**TASK TO COMPLETE**. With the pictures left out, copy the listing below exactly.
______________________________
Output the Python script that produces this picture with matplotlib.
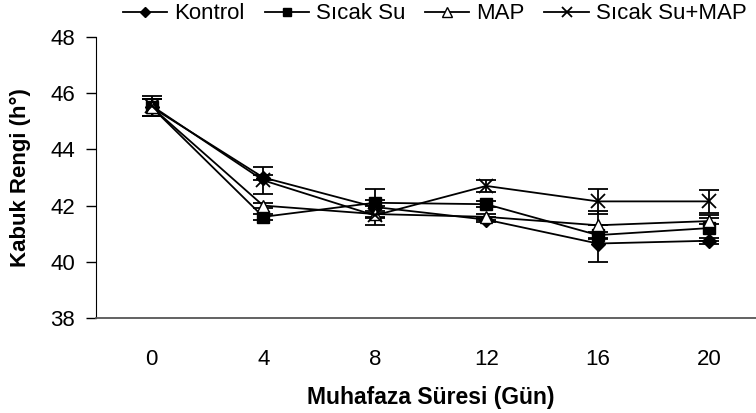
import numpy as np
import matplotlib
matplotlib.use("Agg")
from matplotlib import pyplot as plt
from matplotlib.lines import Line2D

plt.rcParams["font.family"] = ["Liberation Sans", "DejaVu Sans"]

days = ["0", "4", "8", "12", "16", "20"]

kontrol = [45.5, 43.0, 41.95, 41.5, 40.65, 40.75]
kontrol_err = [0.3, 0.1, 0.65, 0.1, 0.65, 0.1]

sicak_su = [45.5, 41.6, 42.1, 42.05, 40.95, 41.2]
sicak_su_err = [0.3, 0.1, 0.1, 0.1, 0.1, 0.45]

map_ = [45.5, 42.0, 41.7, 41.6, 41.3, 41.45]
map_err = [0.3, 0.1, 0.1, 0.1, 0.5, 0.1]

sicak_map = [45.55, 42.9, 41.65, 42.7, 42.15, 42.15]
sicak_map_err = [0.35, 0.49, 0.1, 0.2, 0.45, 0.42]

fig = plt.figure(figsize=(7.56, 4.13), dpi=100)
ax = fig.add_axes([96/756, 1 - 318/413, 669/756, 281/413])

x = np.arange(len(days))
series = [
    ("Kontrol", kontrol, kontrol_err, dict(marker="D", ms=7, mfc="black")),
    ("Sıcak Su", sicak_su, sicak_su_err, dict(marker="s", ms=8, mfc="black")),
    ("MAP", map_, map_err, dict(marker="^", ms=9, mfc="white")),
    ("Sıcak Su+MAP", sicak_map, sicak_map_err, dict(marker="x", ms=10, mew=1.3)),
]
handles = []
for name, vals, err, style in series:
    ax.errorbar(x, vals, yerr=err, color="black", lw=1.3, capsize=7.5,
                capthick=1.3, elinewidth=1.3, mec="black", **style)
    hstyle = dict(style)
    hstyle["ms"] = style["ms"] * 0.75
    handles.append(Line2D([], [], color="black", lw=1.3, mec="black", label=name, **hstyle))

ax.set_xlim(-0.5, len(days) - 0.5)
ax.set_ylim(38, 48)
ax.set_yticks([38, 40, 42, 44, 46, 48])
ax.set_xticks(x)
ax.set_xticklabels(days)
ax.tick_params(axis="x", length=0, pad=22, labelsize=16)
ax.tick_params(axis="y", length=7, width=1, direction="out", pad=8, labelsize=16)
ax.spines["top"].set_visible(False)
ax.spines["right"].set_visible(False)
ax.spines["bottom"].set_color("#555555")
ax.spines["bottom"].set_linewidth(1.3)

ax.set_xlabel("Muhafaza Süresi (Gün)", fontsize=16.5, fontweight="bold", labelpad=12)
ax.set_ylabel("Kabuk Rengi (h°)", fontsize=16, fontweight="bold", labelpad=14)

fig.legend(handles=handles, loc="upper center", bbox_to_anchor=(0.575, 1.04),
           ncol=4, frameon=False, fontsize=16, handlelength=2.0,
           handletextpad=0.3, columnspacing=0.9)

fig.savefig("out.png", dpi=100)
______________________________
**OUTPUT OF THE EXERCISE**.
Output the Python script that produces this picture with matplotlib.
import numpy as np
import matplotlib
matplotlib.use("Agg")
from matplotlib import pyplot as plt
from matplotlib.lines import Line2D

plt.rcParams["font.family"] = ["Liberation Sans", "DejaVu Sans"]

days = ["0", "4", "8", "12", "16", "20"]

kontrol = [45.5, 43.0, 41.95, 41.5, 40.65, 40.75]
kontrol_err = [0.3, 0.1, 0.65, 0.1, 0.65, 0.1]

sicak_su = [45.5, 41.6, 42.1, 42.05, 40.95, 41.2]
sicak_su_err = [0.3, 0.1, 0.1, 0.1, 0.1, 0.45]

map_ = [45.5, 42.0, 41.7, 41.6, 41.3, 41.45]
map_err = [0.3, 0.1, 0.1, 0.1, 0.5, 0.1]

sicak_map = [45.55, 42.9, 41.65, 42.7, 42.15, 42.15]
sicak_map_err = [0.35, 0.49, 0.1, 0.2, 0.45, 0.42]

fig = plt.figure(figsize=(7.56, 4.13), dpi=100)
ax = fig.add_axes([96/756, 1 - 318/413, 669/756, 281/413])

x = np.arange(len(days))
series = [
    ("Kontrol", kontrol, kontrol_err, dict(marker="D", ms=7, mfc="black")),
    ("Sıcak Su", sicak_su, sicak_su_err, dict(marker="s", ms=8, mfc="black")),
    ("MAP", map_, map_err, dict(marker="^", ms=9, mfc="white")),
    ("Sıcak Su+MAP", sicak_map, sicak_map_err, dict(marker="x", ms=10, mew=1.3)),
]
handles = []
for name, vals, err, style in series:
    ax.errorbar(x, vals, yerr=err, color="black", lw=1.3, capsize=7.5,
                capthick=1.3, elinewidth=1.3, mec="black", **style)
    hstyle = dict(style)
    hstyle["ms"] = style["ms"] * 0.75
    handles.append(Line2D([], [], color="black", lw=1.3, mec="black", label=name, **hstyle))

ax.set_xlim(-0.5, len(days) - 0.5)
ax.set_ylim(38, 48)
ax.set_yticks([38, 40, 42, 44, 46, 48])
ax.set_xticks(x)
ax.set_xticklabels(days)
ax.tick_params(axis="x", length=0, pad=22, labelsize=16)
ax.tick_params(axis="y", length=7, width=1, direction="out", pad=8, labelsize=16)
ax.spines["top"].set_visible(False)
ax.spines["right"].set_visible(False)
ax.spines["bottom"].set_color("#555555")
ax.spines["bottom"].set_linewidth(1.3)

ax.set_xlabel("Muhafaza Süresi (Gün)", fontsize=16.5, fontweight="bold", labelpad=12)
ax.set_ylabel("Kabuk Rengi (h°)", fontsize=16, fontweight="bold", labelpad=14)

fig.legend(handles=handles, loc="upper center", bbox_to_anchor=(0.575, 1.04),
           ncol=4, frameon=False, fontsize=16, handlelength=2.0,
           handletextpad=0.3, columnspacing=0.9)

fig.savefig("out.png", dpi=100)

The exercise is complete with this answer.